Durch das Rating als Investitionsinstrument haben sich neue Verknüpfungen ergeben zwischen Ratingagenturen, Banken und Investoren. Daraus hat sich eine Art Hexenkessel entwickelt, der früher oder später die Finanzwelt zusammenbrechen lassen dürfte. Vereinfacht gesagt: solange der Leitzins für Kredite für Banken ständig gesenkt wird und Banken dadurch abenteuerliche Spekulationsspielchen vollführen können, Staaten allerdings von immer stärker steigenden Kreditzinsen betroffen sind, die durch die Banken festgesetzt werden und zusätzlich Staaten mit Krediten für Schulden aufkommen müssen, die die Banken verursacht haben, um diese vor dem Ruin zu retten, solange wird es keine wirkliche Lösung am Finanzmarkt geben. Natürlich leben Banken von einem "guten" Geschäft. Gute Geschäfte sind fabelhaft. Allerdings frage ich mich, ob die Staaten wirklich als Vollidioten dastehen wollen und sollten. Das Schöne an Geschäften ist doch schließlich, dass die Geschäftspartner von Verhandlungen leben. Genau deswegen sollten die Verhandlungspartner neue Konditionen ausarbeiten zum Schutz von... eigentlich allen!

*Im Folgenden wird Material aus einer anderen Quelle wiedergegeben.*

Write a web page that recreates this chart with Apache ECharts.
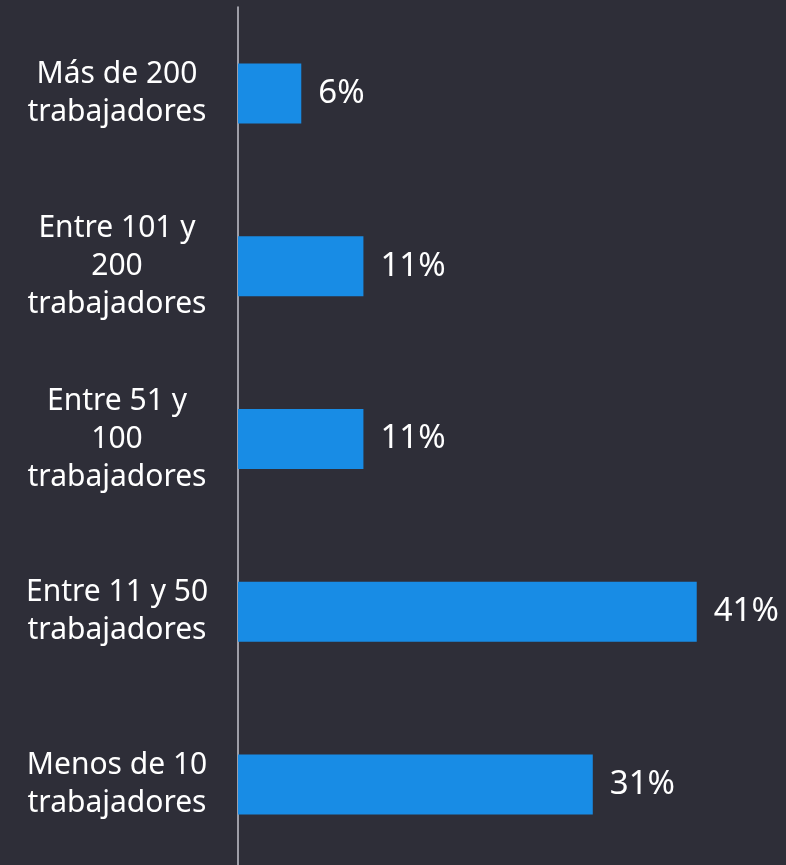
<!DOCTYPE html>
<html>
<head>
<meta charset="utf-8">
<script src="https://cdn.jsdelivr.net/npm/echarts@6/dist/echarts.min.js"></script>
<style>
html,body{margin:0;padding:0;background:#2e2e38;overflow:hidden;}
#c{width:786px;height:872px;}
</style>
</head>
<body>
<div id="c"></div>
<script>
const categories = [
  "Más de 200\ntrabajadores",
  "Entre 101 y\n200\ntrabajadores",
  "Entre 51 y\n100\ntrabajadores",
  "Entre 11 y 50\ntrabajadores",
  "Menos de 10\ntrabajadores"
];
const values = [5.6, 11.1, 11.1, 40.6, 31.4];

const chart = echarts.init(document.getElementById('c'), null, {renderer: 'canvas'});
const FONT = '"Noto Sans", sans-serif';
chart.setOption({
  backgroundColor: '#2e2e38',
  animation: false,
  grid: {left: 238, top: 7, height: 864, right: 0, containLabel: false},
  xAxis: {type: 'value', min: 0, max: 48.5, show: false},
  yAxis: {
    type: 'category',
    inverse: true,
    data: categories,
    axisLine: {show: true, lineStyle: {color: '#c4c4cc', width: 1.5}},
    axisTick: {show: false},
    splitLine: {show: false},
    axisLabel: {
      color: '#ffffff',
      fontFamily: FONT,
      fontSize: 30,
      lineHeight: 38,
      align: 'center',
      margin: 121
    }
  },
  series: [{
    type: 'bar',
    data: values,
    barWidth: 60,
    itemStyle: {color: '#188ce5'},
    label: {
      show: true,
      position: 'right',
      distance: 17,
      color: '#ffffff',
      fontFamily: FONT,
      fontSize: 33,
      formatter: p => Math.round(p.value) + '%'
    }
  }]
});
</script>
</body>
</html>
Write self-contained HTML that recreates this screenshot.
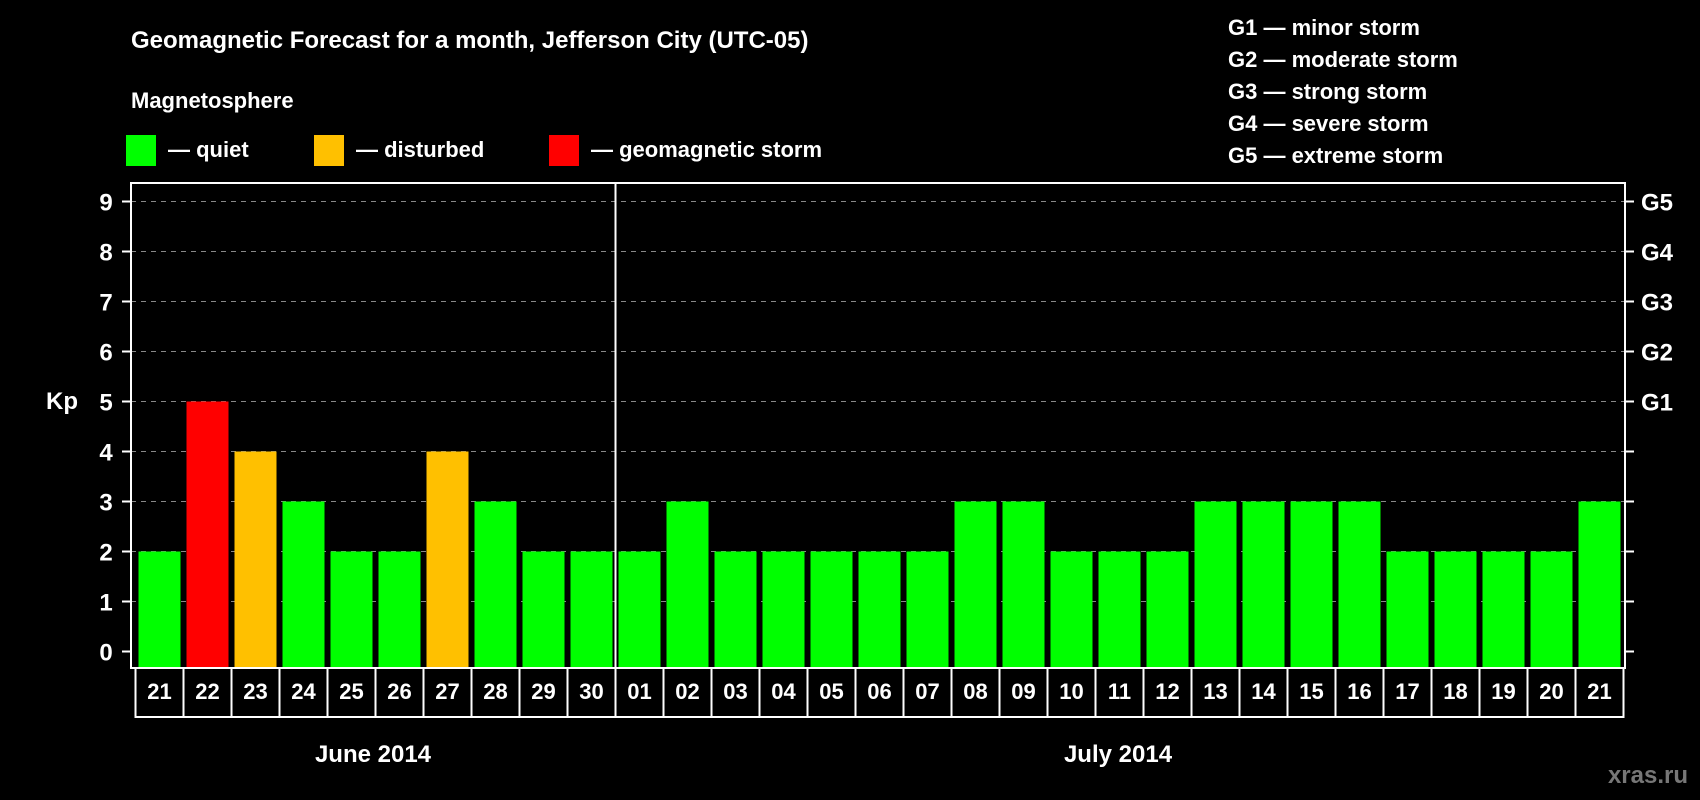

Was die Investoren wie die Banken wie alle Wichtigtuer dieses Planeten nicht bedenken: gehen die 99% der arbeitenden und armen Bevölkerung endgültig Pleite, haben die 1% der Superreichen von ihrem Geld auch nichts mehr. Schließlich lebt der Club der Superreichen vom Umsatz der Konsumenten, den Menschen, die nicht unbegrenzt Geld zur Verfügung haben. Es wäre gut, würde die Goldschicht ganz oben mal darüber nachdenken.

In diesem Sinne - Glückwunsch an die amerikanischen Ratingagenturen zu Gold, Silber und Bronze bei den Olympischen Sommerlochspielen... und an alle Leser eine schöne Woche und bis zum nächsten Blogeintrag.